In the 200 years since Planta’s smart debut, a dozen guidebooks a year have come out on Paris and most sweep through the city without bringing much that is new to the endeavor.
But this spring, a very special new guide to Paris is on the market. Duncan JD Smith’s new book on the French capital has echoes of Planta in the full title: “Only in Paris – A Guide to Unique Locations, Hidden Corners and Unusual Objects.”
But while Planta is encyclopedic, Duncan JD Smith is highly selective and the appeal of this book is in the sheer ingenuity of the author who is an accomplished urban explorer. For Smith, Paris is a blank canvas, a place waiting to be discovered. One has a sense of a man who has conducted impeccable research but still contrives to arrive in Paris with an open mind. That’s a rare touch.
Discovering “Only in Paris” has been a real delight, and something of a surprise too. We had Smith marked down a natural citizen of “Mitteleuropa.” We ran across his guides to Vienna, Prague and Budapest and have over the years followed with interest as the “Only In” series extended to German cities and last year to Zürich. With “Only in Paris,” Smith demonstrates very convincingly that he is equally at home in the Latin world. Where next, we wonder?
Paris’ many faces
In “Only in Paris,” Smith tracks down 98 curiosities that have helped shape the texture of Paris both past and present. Each sight is the touchstone for a story. This is a delightful way to be led around a city. Smith escorts us through Capuchin quarries, up the “buttes” in the Parc des Buttes-Chaumont and to the remains of the Bastille.
The book is especially strong on “Paris mondial” and nicely captures the many faces of Paris with its migrants from Africa, Indo-China, Russia and beyond. But the itinerary is not limited to the obscure and offbeat.
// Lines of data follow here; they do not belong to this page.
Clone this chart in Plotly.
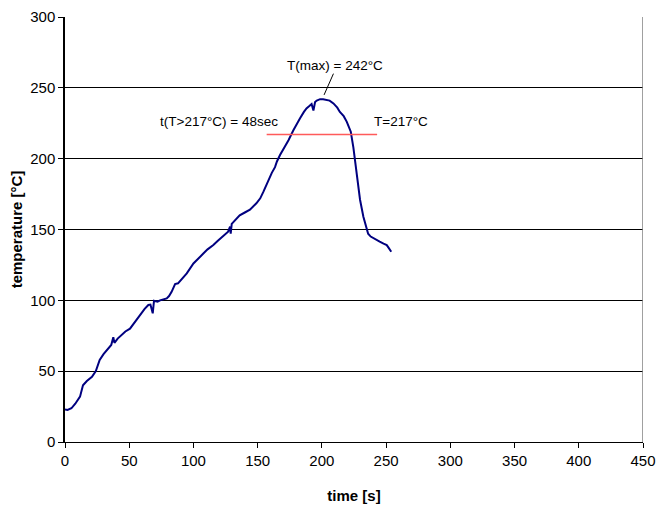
import plotly.graph_objects as go

time_s = [0, 2, 5, 8, 11.7, 14, 17, 21, 24, 27, 30, 32.5, 36, 37.6, 38.5, 41, 44, 47, 50.6,
          54.5, 57, 59.7, 62, 64.9, 66.5, 68.3, 69.3, 72, 74, 79.2, 81, 83, 85.7, 88, 91,
          94.8, 100, 105, 107.7, 111, 115.5, 119, 123, 127, 128.5, 129, 129.8, 133, 136,
          140, 144, 149, 152, 154.5, 156, 158.3, 161, 163.5, 165, 167.4, 171, 174, 177.8,
          180, 183, 186, 188, 190, 192, 193.4, 194.7, 196, 198.6, 201, 203.8, 206, 209,
          212, 214, 217, 219.4, 222.5, 224.5, 227, 229.7, 232.3, 236, 238, 240, 243, 245,
          248, 250.5, 252, 254]
temp_c = [23, 22.6, 23.8, 27, 32, 40, 43, 46, 50, 58, 62, 65, 68.5, 74, 70, 73, 75.5, 78, 80,
          85, 88, 91, 94, 96.7, 97, 90.8, 99.7, 99, 100, 101.4, 103, 106, 111.5, 112, 115,
          119, 126, 131, 133, 136, 139, 142, 145, 148.5, 152, 147, 154, 157, 160,
          162, 164, 168.5, 172, 176.7, 180, 185, 190, 194, 198, 202.6, 208, 213, 220,
          224, 228.5, 233, 235.5, 237, 238.6, 234, 240, 241, 242, 242, 241.4, 241, 239,
          236, 233, 230, 226, 219, 208, 189.7, 171, 159, 147, 145, 143.8, 142.5, 141.4,
          140, 139, 137, 134.3]

limit_t = [157, 243]
limit_T = [217, 217]

x_ticks = [0, 50, 100, 150, 200, 250, 300, 350, 400, 450]
y_ticks = [0, 50, 100, 150, 200, 250, 300]

FONT = "Liberation Sans, Arial, sans-serif"

fig = go.Figure()
fig.add_trace(go.Scatter(x=time_s, y=temp_c, mode="lines",
                         line=dict(color="#000080", width=2), showlegend=False))
fig.add_trace(go.Scatter(x=limit_t, y=limit_T, mode="lines",
                         line=dict(color="#FF5A5A", width=1.5), showlegend=False))

fig.update_layout(
    width=659, height=515,
    margin=dict(l=65, r=16, t=17, b=73, autoexpand=False),
    paper_bgcolor="white", plot_bgcolor="white",
    font=dict(family=FONT, size=15, color="black"),
    xaxis=dict(range=[0, 450], tickvals=x_ticks, showgrid=False, zeroline=False,
               showline=True, linecolor="black", linewidth=1,
               ticks="outside", ticklen=5, tickcolor="black", automargin=False,
               title=dict(text="<b>time [s]</b>", font=dict(size=15), standoff=22)),
    yaxis=dict(range=[0, 300], tickvals=y_ticks, showgrid=True, gridcolor="black",
               gridwidth=1, zeroline=False, showline=True, linecolor="black",
               linewidth=1.5, ticks="outside", ticklen=5, tickcolor="black", automargin=False,
               title=dict(text="<b>temperature [°C]</b>", font=dict(size=15), standoff=4)),
)

# right plot-area border (grey)
fig.add_shape(type="line", xref="x", yref="y", x0=450, x1=450, y0=0, y1=300,
              line=dict(color="#808080", width=1.5))
# leader line for max annotation
fig.add_shape(type="line", xref="x", yref="y", x0=201.7, y0=245, x1=209, y1=260,
              line=dict(color="black", width=1))

fig.add_annotation(x=210, y=266, xref="x", yref="y", text="T(max) = 242°C",
                   showarrow=False, font=dict(size=13.5))
fig.add_annotation(x=167.5, y=226, xref="x", yref="y", text="t(T>217°C) = 48sec",
                   showarrow=False, xanchor="right", font=dict(size=13.5))
fig.add_annotation(x=239, y=226, xref="x", yref="y", text="T=217°C",
                   showarrow=False, xanchor="left", font=dict(size=13.5))

fig.write_html("out.html")
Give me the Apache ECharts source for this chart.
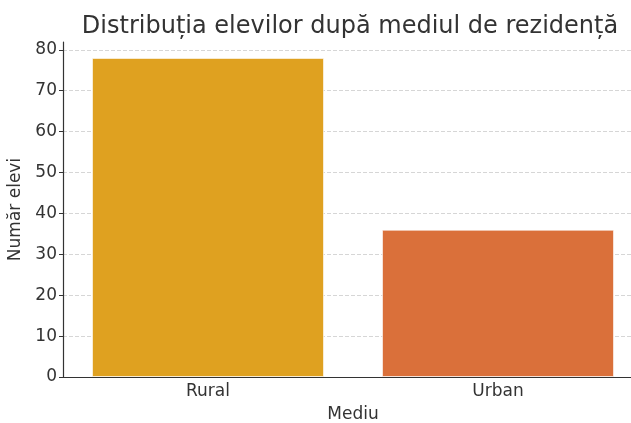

Familiar Paris gets good coverage too, though invariably with a very novel perspective. Yes, there is something new to be said about the Eiffel Tower and the hunchback of Notre Dame and Smith rises to the challenge with authority and good humor.
Last but not least
“Only in Paris” is a great read and a handsome tribute to one of Europe’s loveliest cities. The book is published by Christian Brandstätter Verlag in Vienna. It is a volume that oozes high production values, with decent quality paper that is perfect for showcasing Smith’s photography. A German language-version, called “Nur in Paris,” is available from the same publishing house.